While many have highlighted a lack of Hollywood films giving gay characters a platform over the years, Jenkins points out that Brad Pitt's Plan B company part-produced Moonlight, and says there was "never a sense that what we were doing was unorthodox or provocative".

The film had "multiple offers of financing", he explains.

"However, I have never seen characters like this in a movie before, and between Ang Lee's Brokeback Mountain and now, there have been too few representations of gay characters in cinema.

"I would certainly welcome more of it, because there's always going to be some kid who needs to see himself or herself on screen, and the more people who see the film, the more likely that kid is to go out and write something themselves one day, and then the vacuum is further filled.

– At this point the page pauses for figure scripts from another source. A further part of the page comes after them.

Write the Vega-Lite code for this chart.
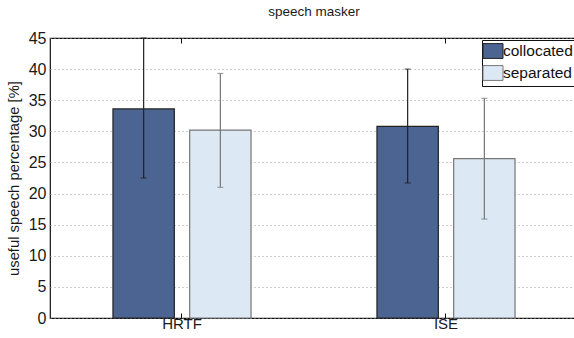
{
  "$schema": "https://vega.github.io/schema/vega-lite/v6.json",
  "autosize": "none",
  "width": 528,
  "height": 280,
  "padding": {"left": 50, "top": 38, "right": 0, "bottom": 20},
  "background": "white",
  "config": {
    "font": "Liberation Sans",
    "view": {"stroke": "#111", "strokeWidth": 1.2},
    "axis": {"labelFont": "Liberation Sans", "titleFont": "Liberation Sans", "labelColor": "#1a1a1a", "titleColor": "#1a1a1a", "domainColor": "#111", "tickColor": "#111"},
    "axisY": {"labelOverlap": false}
  },
  "title": {"text": "speech masker", "fontSize": 13.5, "fontWeight": "normal", "color": "#1a1a1a", "font": "Liberation Sans", "offset": 12},
  "data": {"values": [
    {"condition": "HRTF", "group": "collocated", "value": 33.6, "lo": 22.5, "hi": 45.0},
    {"condition": "HRTF", "group": "separated", "value": 30.2, "lo": 21.0, "hi": 39.3},
    {"condition": "ISE", "group": "collocated", "value": 30.8, "lo": 21.7, "hi": 40.0},
    {"condition": "ISE", "group": "separated", "value": 25.6, "lo": 15.9, "hi": 35.3}
  ]},
  "resolve": {"axis": {"x": "independent"}},
  "layer": [
    {
      "mark": {"type": "bar", "strokeWidth": 1.2},
      "encoding": {
        "x": {"field": "condition", "type": "nominal", "sort": ["HRTF", "ISE"],
          "scale": {"paddingInner": 0.477, "paddingOuter": 0.2385},
          "axis": {"title": null, "labelAngle": 0, "labelFontSize": 15, "tickSize": -5, "labelPadding": 3, "domain": false}},
        "xOffset": {"field": "group", "type": "nominal", "scale": {"paddingInner": 0.2, "paddingOuter": 0}},
        "y": {"field": "value", "type": "quantitative",
          "scale": {"domain": [0, 45], "nice": false},
          "axis": {"title": "useful speech percentage [%]", "titleFontSize": 14.8, "titleFontWeight": "normal", "labelFontSize": 16, "values": [0,5,10,15,20,25,30,35,40,45], "ticks": false, "labelPadding": 4, "grid": true, "gridDash": [1, 3], "gridColor": "#999", "gridWidth": 1, "domain": false, "titlePadding": 7}},
        "fill": {"field": "group", "type": "nominal", "scale": {"domain": ["collocated", "separated"], "range": ["#4b6491", "#dde8f5"]},
          "legend": {"title": null, "orient": "top-right", "offset": 2, "labelFontSize": 15.5, "labelColor": "#111", "labelFont": "Liberation Sans", "symbolType": "M-1.35,-1L1.35,-1L1.35,1L-1.35,1Z", "symbolSize": 220, "symbolStrokeColor": "#333", "symbolStrokeWidth": 1, "strokeColor": "#111", "fillColor": "white", "padding": 3, "rowPadding": 2, "labelOffset": 2}},
        "stroke": {"field": "group", "type": "nominal", "scale": {"domain": ["collocated", "separated"], "range": ["#222222", "#777777"]}, "legend": null}
      }
    },
    {
      "mark": {"type": "rule", "strokeWidth": 1.2},
      "encoding": {
        "x": {"field": "condition", "type": "nominal", "sort": ["HRTF", "ISE"],
          "axis": {"orient": "top", "title": null, "labels": false, "domain": false, "tickSize": -5}},
        "xOffset": {"field": "group", "type": "nominal"},
        "y": {"field": "lo", "type": "quantitative",
          "axis": {"title": "useful speech percentage [%]", "titleFontSize": 14.8, "titleFontWeight": "normal", "labelFontSize": 16, "values": [0,5,10,15,20,25,30,35,40,45], "ticks": false, "labelPadding": 4, "grid": true, "gridDash": [1, 3], "gridColor": "#999", "gridWidth": 1, "domain": false, "titlePadding": 7}},
        "y2": {"field": "hi"},
        "stroke": {"field": "group", "type": "nominal", "legend": null}
      }
    },
    {
      "mark": {"type": "tick", "thickness": 1.2, "size": 6},
      "encoding": {
        "x": {"field": "condition", "type": "nominal", "sort": ["HRTF", "ISE"], "axis": null},
        "xOffset": {"field": "group", "type": "nominal"},
        "y": {"field": "lo", "type": "quantitative",
          "axis": {"title": "useful speech percentage [%]", "titleFontSize": 14.8, "titleFontWeight": "normal", "labelFontSize": 16, "values": [0,5,10,15,20,25,30,35,40,45], "ticks": false, "labelPadding": 4, "grid": true, "gridDash": [1, 3], "gridColor": "#999", "gridWidth": 1, "domain": false, "titlePadding": 7}},
        "color": {"field": "group", "type": "nominal", "scale": {"domain": ["collocated", "separated"], "range": ["#222222", "#777777"]}, "legend": null}
      }
    },
    {
      "mark": {"type": "tick", "thickness": 1.2, "size": 6},
      "encoding": {
        "x": {"field": "condition", "type": "nominal", "sort": ["HRTF", "ISE"], "axis": null},
        "xOffset": {"field": "group", "type": "nominal"},
        "y": {"field": "hi", "type": "quantitative",
          "axis": {"title": "useful speech percentage [%]", "titleFontSize": 14.8, "titleFontWeight": "normal", "labelFontSize": 16, "values": [0,5,10,15,20,25,30,35,40,45], "ticks": false, "labelPadding": 4, "grid": true, "gridDash": [1, 3], "gridColor": "#999", "gridWidth": 1, "domain": false, "titlePadding": 7}},
        "color": {"field": "group", "type": "nominal", "scale": {"domain": ["collocated", "separated"], "range": ["#222222", "#777777"]}, "legend": null}
      }
    }
  ]
}
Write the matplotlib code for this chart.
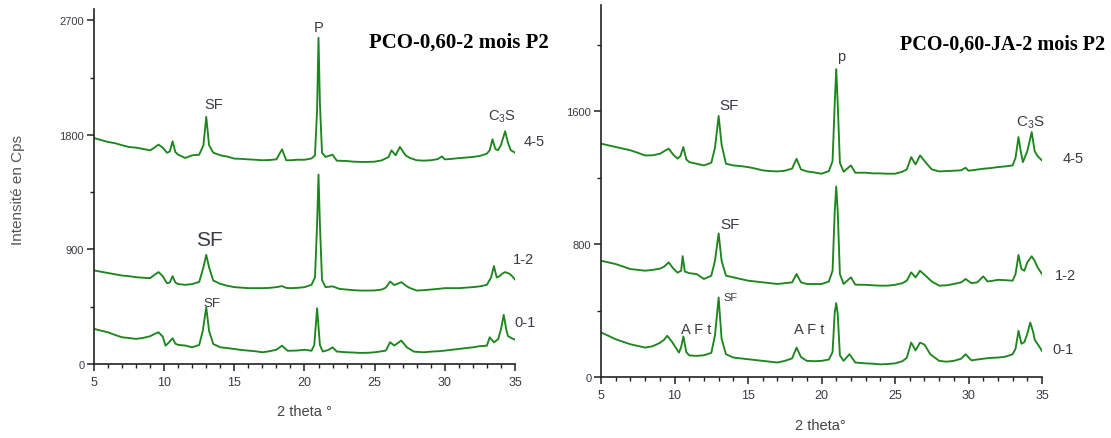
import matplotlib
matplotlib.use("Agg")
import matplotlib.pyplot as plt
from matplotlib.ticker import MultipleLocator

plt.rcParams['font.family'] = ['Liberation Sans', 'DejaVu Sans']
plt.rcParams['mathtext.fontset'] = 'custom'
plt.rcParams['mathtext.rm'] = 'Liberation Sans'
plt.rcParams['mathtext.it'] = 'Liberation Sans'

# ---- left panel: PCO-0,60-2 mois P2 (2theta, Cps)
left_45 = [(5, 1776), (5.5, 1760), (6, 1745), (6.5, 1735), (7, 1719), (7.5, 1705), (8, 1700), (8.5, 1690),
           (9, 1679), (9.3, 1700), (9.6, 1724), (9.9, 1700), (10.2, 1660), (10.4, 1670), (10.6, 1750),
           (10.8, 1665), (11, 1645), (11.5, 1619), (12, 1640), (12.5, 1645), (12.8, 1720), (13.0, 1942),
           (13.2, 1720), (13.5, 1661), (14, 1640), (14.5, 1630), (15, 1614), (15.5, 1612), (16, 1608),
           (16.5, 1605), (17, 1601), (17.5, 1603), (18, 1608), (18.4, 1687), (18.7, 1601), (19, 1601),
           (19.5, 1605), (20, 1605), (20.5, 1615), (20.75, 1640), (20.9, 2000), (21.0, 2564), (21.1, 2050),
           (21.25, 1660), (21.5, 1627), (22, 1645), (22.3, 1598), (23, 1595), (23.5, 1590), (24, 1588),
           (24.5, 1588), (25, 1590), (25.5, 1600), (26, 1627), (26.2, 1679), (26.5, 1640), (26.8, 1706),
           (27.2, 1640), (27.5, 1620), (28, 1601), (28.5, 1598), (29, 1601), (29.5, 1610), (29.8, 1632),
           (30, 1608), (30.5, 1612), (31, 1618), (31.5, 1622), (32, 1627), (32.5, 1635), (33, 1653),
           (33.2, 1680), (33.4, 1766), (33.6, 1690), (33.8, 1680), (34.0, 1720), (34.3, 1829), (34.5, 1740),
           (34.7, 1680), (35, 1661)]
left_12 = [(5, 735), (5.5, 725), (6, 715), (6.5, 705), (7, 695), (7.5, 690), (8, 682), (8.5, 678), (9, 674),
           (9.3, 700), (9.6, 722), (9.9, 690), (10.2, 635), (10.4, 640), (10.6, 690), (10.8, 640), (11, 628),
           (11.5, 622), (12, 628), (12.5, 645), (12.8, 760), (13.0, 858), (13.2, 760), (13.5, 656), (14, 630),
           (14.5, 615), (15, 604), (15.5, 600), (16, 596), (16.5, 596), (17, 596), (17.5, 598), (18, 604),
           (18.4, 612), (18.7, 598), (19, 596), (19.5, 598), (20, 604), (20.5, 622), (20.75, 680), (20.9, 1100),
           (21.0, 1488), (21.1, 1100), (21.25, 660), (21.5, 604), (22, 610), (22.5, 590), (23, 585), (23.5, 580),
           (24, 577), (24.5, 577), (25, 578), (25.5, 585), (25.8, 600), (26.1, 648), (26.4, 620), (26.9, 643),
           (27.3, 610), (27.5, 598), (28, 577), (28.5, 580), (29, 585), (29.5, 590), (30, 596), (30.5, 596),
           (31, 596), (31.5, 600), (32, 604), (32.5, 610), (33, 622), (33.3, 680), (33.5, 769), (33.7, 680),
           (33.9, 690), (34.1, 710), (34.3, 722), (34.6, 710), (34.8, 690), (35, 664)]
left_01 = [(5, 276), (5.5, 262), (6, 249), (6.5, 228), (7, 210), (7.5, 204), (8, 197), (8.5, 205), (9, 218),
           (9.3, 235), (9.6, 249), (9.9, 215), (10.1, 144), (10.3, 165), (10.6, 202), (10.8, 160), (11, 150),
           (11.5, 145), (12, 131), (12.5, 150), (12.75, 260), (13.0, 446), (13.2, 260), (13.5, 157), (14, 131),
           (14.5, 125), (15, 118), (15.5, 110), (16, 105), (16.5, 100), (17, 92), (17.5, 100), (18, 112),
           (18.4, 144), (18.8, 104), (19, 104), (19.5, 106), (20, 112), (20.5, 104), (20.7, 150), (20.9, 438),
           (21.1, 150), (21.3, 98), (21.7, 110), (22, 131), (22.3, 98), (23, 92), (23.5, 90), (24, 87),
           (24.5, 88), (25, 92), (25.5, 100), (25.8, 105), (26.1, 171), (26.4, 145), (26.9, 184), (27.3, 131),
           (27.8, 97), (28.5, 92), (29, 97), (29.5, 100), (30, 105), (30.5, 112), (31, 118), (31.5, 125),
           (32, 131), (32.5, 140), (33, 144), (33.2, 210), (33.5, 170), (33.8, 195), (34.0, 270), (34.2, 386),
           (34.4, 260), (34.5, 220), (34.8, 200), (35, 192)]

# ---- right panel: PCO-0,60-JA-2 mois P2
right_45 = [(5, 1405), (5.5, 1395), (6, 1385), (6.5, 1375), (7, 1365), (7.5, 1350), (8, 1334), (8.5, 1335),
            (9, 1344), (9.3, 1360), (9.6, 1375), (9.9, 1340), (10.2, 1315), (10.4, 1330), (10.6, 1385),
            (10.8, 1310), (11, 1294), (11.5, 1284), (12, 1274), (12.5, 1290), (12.75, 1380), (13.0, 1572),
            (13.2, 1400), (13.5, 1284), (14, 1274), (14.5, 1270), (15, 1264), (15.5, 1255), (16, 1244),
            (16.5, 1240), (17, 1238), (17.5, 1242), (18, 1255), (18.3, 1314), (18.6, 1250), (19, 1238),
            (19.5, 1232), (20, 1224), (20.5, 1240), (20.75, 1300), (20.9, 1650), (21.0, 1854), (21.1, 1650),
            (21.25, 1290), (21.5, 1236), (22, 1274), (22.3, 1230), (23, 1230), (23.5, 1226), (24, 1226),
            (24.5, 1224), (25, 1224), (25.5, 1236), (25.8, 1250), (26.1, 1324), (26.4, 1280), (26.7, 1334),
            (27.2, 1280), (27.5, 1250), (28, 1238), (28.5, 1240), (29, 1242), (29.5, 1245), (29.8, 1260),
            (30, 1242), (30.5, 1248), (31, 1254), (31.5, 1258), (32, 1264), (32.5, 1268), (33, 1274),
            (33.2, 1320), (33.4, 1445), (33.55, 1360), (33.7, 1294), (34.0, 1360), (34.3, 1475), (34.5, 1360),
            (34.7, 1330), (35, 1304)]
right_12 = [(5, 700), (5.5, 690), (6, 680), (6.5, 665), (7, 650), (7.5, 645), (8, 640), (8.5, 645), (9, 652),
            (9.3, 665), (9.6, 690), (9.9, 655), (10.2, 628), (10.45, 640), (10.55, 728), (10.7, 635), (11, 625),
            (11.5, 620), (12, 590), (12.5, 610), (12.75, 700), (13.0, 865), (13.2, 700), (13.5, 610), (14, 600),
            (14.5, 590), (15, 580), (15.5, 575), (16, 570), (16.5, 565), (17, 560), (17.5, 565), (18, 570),
            (18.3, 620), (18.6, 570), (19, 560), (19.5, 560), (20, 560), (20.5, 575), (20.75, 640), (20.9, 1000),
            (21.0, 1147), (21.1, 1000), (21.25, 620), (21.5, 560), (22, 600), (22.3, 556), (23, 555),
            (23.5, 552), (24, 550), (24.5, 550), (25, 555), (25.5, 565), (25.8, 580), (26.1, 630), (26.4, 600),
            (26.7, 640), (27.2, 600), (27.5, 575), (28, 550), (28.5, 552), (29, 560), (29.5, 570), (29.8, 590),
            (30.2, 565), (30.6, 570), (31, 606), (31.3, 575), (31.7, 580), (32, 585), (32.5, 583), (33, 580),
            (33.2, 620), (33.4, 735), (33.6, 650), (33.8, 640), (34.0, 690), (34.3, 727), (34.5, 700),
            (34.7, 660), (35, 620)]
right_01 = [(5, 268), (5.5, 248), (6, 227), (6.5, 212), (7, 197), (7.5, 187), (8, 177), (8.5, 185), (9, 205),
            (9.3, 225), (9.5, 248), (9.8, 215), (10.3, 147), (10.45, 180), (10.6, 244), (10.8, 150), (11, 130),
            (11.5, 127), (12, 131), (12.5, 145), (12.75, 250), (13.0, 479), (13.2, 230), (13.5, 137), (14, 117),
            (14.5, 112), (15, 107), (15.5, 102), (16, 97), (16.5, 92), (17, 87), (17.5, 97), (18, 112),
            (18.3, 177), (18.6, 120), (19, 97), (19.5, 95), (20, 97), (20.5, 105), (20.75, 150), (20.9, 390),
            (21.0, 445), (21.1, 380), (21.25, 130), (21.5, 97), (21.9, 137), (22.3, 87), (23, 82), (23.5, 80),
            (24, 76), (24.5, 78), (25, 82), (25.5, 95), (25.8, 115), (26.1, 207), (26.4, 160), (26.7, 207),
            (27.0, 195), (27.4, 137), (28, 97), (28.5, 92), (29, 97), (29.5, 110), (29.8, 137), (30.2, 100),
            (30.6, 105), (31, 110), (31.5, 115), (32, 117), (32.5, 122), (33, 137), (33.2, 170), (33.4, 278),
            (33.6, 200), (33.8, 210), (34.0, 260), (34.2, 328), (34.4, 270), (34.5, 225), (34.8, 185),
            (35, 157)]

# peak labels: (text, 2theta, Cps, fontsize)
left_labels = [('P', 21.0, 2650, 10.5), ('SF', 13.5, 2040, 10.5), (r'C$_3$S', 34.1, 1950, 10.5),
               ('4-5', 36.4, 1750, 10.5), ('SF', 13.2, 975, 15), ('1-2', 35.6, 825, 10.5),
               ('SF', 13.4, 480, 9.5), ('0-1', 35.7, 330, 10.5)]
right_labels = [('p', 21.3, 1935, 10.5), ('SF', 13.7, 1636, 11), (r'C$_3$S', 34.2, 1536, 11),
                ('4-5', 37.1, 1318, 10.5), ('SF', 13.8, 920, 11), ('1-2', 36.6, 614, 10.5),
                ('SF', 13.8, 483, 8), ('A F t', 11.5, 288, 10.5), ('A F t', 19.15, 288, 10.5),
                ('0-1', 36.4, 167, 10.5)]

green = '#1e861e'
txt = '#3a3a44'

fig = plt.figure(figsize=(11.11, 4.39), dpi=100)
ax1 = fig.add_axes([0.0846, 0.1686, 0.3789, 0.8087])
ax2 = fig.add_axes([0.5410, 0.1390, 0.3969, 0.8473])


def style(ax, ymax, ystep):
    for s in ['top', 'right']:
        ax.spines[s].set_visible(False)
    for s in ['left', 'bottom']:
        ax.spines[s].set_linewidth(1.2)
        ax.spines[s].set_color('#222222')
    ax.set_xlim(5, 35)
    ax.set_ylim(0, ymax)
    ax.xaxis.set_major_locator(MultipleLocator(5))
    ax.xaxis.set_minor_locator(MultipleLocator(1))
    ax.yaxis.set_major_locator(MultipleLocator(ystep))
    ax.yaxis.set_minor_locator(MultipleLocator(ystep / 2))
    ax.tick_params(axis='both', which='major', direction='out', length=5, width=1.1, color='#222222')
    ax.tick_params(axis='both', which='minor', direction='out', length=3.2, width=1.0, color='#222222')
    ax.tick_params(axis='x', labelsize=9, labelcolor=txt, pad=4)
    ax.tick_params(axis='y', labelsize=8, labelcolor=txt, pad=2)


for ax, series, labels in [(ax1, [left_45, left_12, left_01], left_labels),
                           (ax2, [right_45, right_12, right_01], right_labels)]:
    for s in series:
        ax.plot([p[0] for p in s], [p[1] for p in s], color=green, lw=1.35)
    for t, x, y, fs in labels:
        ax.text(x, y, t, fontsize=fs, color=txt, ha='center', va='center', clip_on=False)

style(ax1, 2790, 900)
style(ax2, 2240, 800)

fig.text(0.494, 0.902, 'PCO-0,60-2 mois P2', fontsize=15, fontweight='bold',
         family='Liberation Serif', ha='right', va='center', color='black')
fig.text(0.9946, 0.8975, 'PCO-0,60-JA-2 mois P2', fontsize=14.5, fontweight='bold',
         family='Liberation Serif', ha='right', va='center', color='black')
fig.text(0.0162, 0.567, 'Intensité en Cps', rotation=90, fontsize=11, color='#555555',
         ha='center', va='center')
fig.text(0.274, 0.0615, '2 theta °', fontsize=10.5, color='#444444', ha='center', va='center')
fig.text(0.738, 0.0296, '2 theta°', fontsize=10.5, color='#444444', ha='center', va='center')

fig.savefig('out.png', dpi=100)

"There's also the need for someone to see it to know they are not the only one in the world going through these ordeals of adolescence, that's been a positive of talking so much about the film. When I actually saw the play those years ago, there was so much up there that reminded me of myself."

Image copyright David Bornfriend
Image caption Lead character Chiron is played by three different actors as a child, teenager and adult

Naomie Harris adds: "I want this film to get as much attention as possible, because it absolutely deserves it, in my opinion. It's got a unique perspective.

"Perhaps it's because my mum is a scriptwriter herself, I think the key to success is always in the writing and what we need is to help young diverse talent.

"The cry for more diversity on screen was a long time in coming, we've needed it, and I hope this year we are finally beginning to see it."

Moonlight will be released in the UK on 17 February.